Lee served in the Army during World War II, writing for training films.
Working with artist Jack Kirby, Lee created the Fantastic Four, the Hulk, Iron Man, Thor and the X-Men as the first of a new breed of comic book heroes. With Steve Ditko, he gave us Spider-Man and Doctor Strange. As editor of Marvel Comics, Lee became the public face of Marvel and also oversaw the revival and modernization of 1940s character Captain America.
A natural showman, Lee loved interacting with the media, which always could rely on him for a colorful quote. That media attention often gave him all the credit for his shared Marvel creations, causing rifts between Lee and his artist co-creators.
Although he no longer had an active role at the company, Lee’s cameo appearances in the wildly popular Marvel Cinematic Universe were beloved by fans and movie critics alike. Lee’s wide variety of characters include a WWII general in “Captain America: The First Avenger,” Peter Parker’s school bus driver in “Avengers: Infinity War” and a drunk, storytelling WWII veteran in “Avengers: Age of Ultron.”
Stanley Martin Lieber was born in New York City on Dec. 28, 1922. His parents, Celia and Jack, immigrated from Romania, and Lieber was raised in the Jewish faith. Lee graduated from Dewitt Clinton High School in the Bronx at the age of 16 and joined the Depression-era WPA Federal Theater Project.
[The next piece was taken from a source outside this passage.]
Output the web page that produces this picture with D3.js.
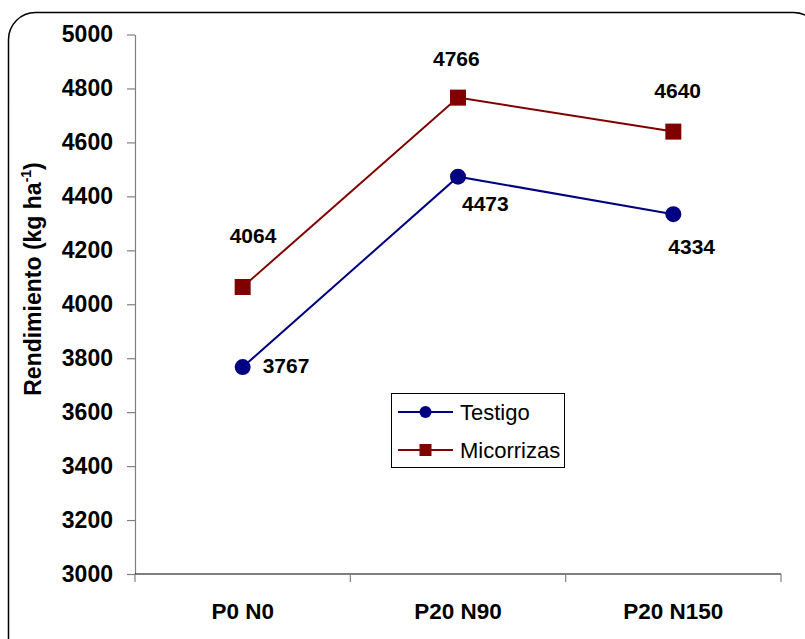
<!DOCTYPE html>
<html>
<head>
<meta charset="utf-8">
<script src="https://cdn.jsdelivr.net/npm/d3@7"></script>
<style>
  html, body { margin: 0; padding: 0; background: #fff; }
  svg { display: block; font-family: "Liberation Sans", Arial, sans-serif; }
</style>
</head>
<body>
<svg id="chart" width="805" height="639"></svg>
<script>
const categories = ["P0 N0", "P20 N90", "P20 N150"];
const testigo = [3767, 4473, 4334];
const micorrizas = [4064, 4766, 4640];
const yTicks = [3000, 3200, 3400, 3600, 3800, 4000, 4200, 4400, 4600, 4800, 5000];
const seriesNames = ["Testigo", "Micorrizas"];

// label placement (style, not data): [dx, dy] relative to the marker
const labelOffsets = {
  Testigo: [[20, 6], [4, 34], [-5, 40]],
  Micorrizas: [[-13, -43.5], [-25, -32], [-19, -34]]
};

(function () {
const svg = d3.select("#chart");
const mLeft = 135, mRight = 781, mTop = 34.5, mBottom = 574;

// outer rounded frame
svg.append("rect")
  .attr("x", 8.5).attr("y", 12.5)
  .attr("width", 812).attr("height", 655)
  .attr("rx", 27).attr("ry", 27)
  .attr("fill", "none").attr("stroke", "#000").attr("stroke-width", 1.5);

const x = d3.scaleBand().domain(categories).range([mLeft, mRight]).padding(0);
const y = d3.scaleLinear().domain([3000, 5000]).range([mBottom, mTop]);
const cx = c => x(c) + x.bandwidth() / 2;

// Y axis
const yAxis = d3.axisLeft(y).tickValues(yTicks).tickFormat(d3.format("d"))
  .tickSize(8).tickSizeOuter(0).tickPadding(14);
const gy = svg.append("g").attr("transform", `translate(${mLeft},0)`).call(yAxis);
gy.select(".domain").attr("stroke", "#808080").attr("stroke-width", 1.2);
gy.selectAll(".tick line").attr("stroke", "#808080").attr("stroke-width", 1.2);
gy.selectAll(".tick text")
  .attr("font-size", 23).attr("font-weight", "bold").attr("fill", "#000")
  .attr("font-family", "Liberation Sans, Arial, sans-serif");

// X axis line + boundary ticks
const gx = svg.append("g").attr("transform", `translate(0,${mBottom})`);
gx.append("line").attr("x1", mLeft).attr("x2", mRight).attr("y1", 0).attr("y2", 0)
  .attr("stroke", "#000").attr("stroke-width", 1.2);
const bounds = categories.map(c => x(c)).concat([mRight]);
gx.selectAll("line.tk").data(bounds).enter().append("line")
  .attr("class", "tk")
  .attr("x1", d => d).attr("x2", d => d).attr("y1", 0).attr("y2", 8)
  .attr("stroke", "#808080").attr("stroke-width", 1.2);
gx.selectAll("text").data(categories).enter().append("text")
  .attr("x", d => cx(d)).attr("y", 619 - mBottom)
  .attr("text-anchor", "middle")
  .attr("font-size", 22.5).attr("font-weight", "bold").attr("fill", "#000")
  .text(d => d);

// Y axis title
const title = svg.append("text")
  .attr("transform", `translate(41,${279}) rotate(-90)`)
  .attr("text-anchor", "middle")
  .attr("font-size", 23).attr("font-weight", "bold").attr("fill", "#000");
title.append("tspan").text("Rendimiento (kg ha");
title.append("tspan").attr("font-size", 14).attr("dy", -10).text("-1");
title.append("tspan").attr("dy", 10).text(")");

const line = d3.line().x((d, i) => cx(categories[i])).y(d => y(d));

const series = [
  { name: "Testigo", values: testigo, color: "#000080", shape: "circle" },
  { name: "Micorrizas", values: micorrizas, color: "#800000", shape: "square" }
];

series.forEach(s => {
  svg.append("path").datum(s.values)
    .attr("d", line).attr("fill", "none")
    .attr("stroke", s.color).attr("stroke-width", 2);
  const g = svg.append("g");
  s.values.forEach((v, i) => {
    const px = cx(categories[i]), py = y(v);
    if (s.shape === "circle") {
      g.append("circle").attr("cx", px).attr("cy", py).attr("r", 8).attr("fill", s.color);
    } else {
      g.append("rect").attr("x", px - 8).attr("y", py - 8).attr("width", 16).attr("height", 16).attr("fill", s.color);
    }
    const off = labelOffsets[s.name][i];
    svg.append("text")
      .attr("x", px + off[0]).attr("y", py + off[1])
      .attr("font-size", 21).attr("font-weight", "bold").attr("fill", "#000")
      .text(v);
  });
});

// Legend
const lg = svg.append("g");
lg.append("rect").attr("x", 391.5).attr("y", 393.5).attr("width", 173).attr("height", 74)
  .attr("fill", "#fff").attr("stroke", "#000").attr("stroke-width", 1);
const legY = [412, 450];
series.forEach((s, i) => {
  const yy = legY[i];
  lg.append("line").attr("x1", 398).attr("x2", 453).attr("y1", yy).attr("y2", yy)
    .attr("stroke", s.color).attr("stroke-width", 2);
  if (s.shape === "circle") {
    lg.append("circle").attr("cx", 425.5).attr("cy", yy).attr("r", 6).attr("fill", s.color);
  } else {
    lg.append("rect").attr("x", 419.5).attr("y", yy - 6).attr("width", 12).attr("height", 12).attr("fill", s.color);
  }
  lg.append("text").attr("x", 460).attr("y", yy).attr("dy", "0.35em")
    .attr("font-size", 22).attr("fill", "#000").text(seriesNames[i]);
});
})();
</script>
</body>
</html>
Lee enlisted in the Army after the Japanese attack on Pearl Harbor and was assigned to the Signal Corps as a telephone lineman. Once his commanding officers realized that the recruit had a talent for writing, he was transferred to the Film Training Division and given the extremely rare military occupational specialty (MOS) of “playwright.”
Other notable figures who served alongside Lee in the film division include Oscar-winning director Frank Capra (“It’s a Wonderful Life”), cartoonist Charles Addams (The Addams Family) and Theodor Geisel (the future Dr. Seuss).
After the war, Lee returned to his job at Timely Comics, the company that later was renamed Marvel. He stayed with the company until the mid-1990s and launched several other ventures before reuniting with Marvel for his MCU movie appearances. He made his final, posthumous cameo in “Avengers: Endgame” in 2019.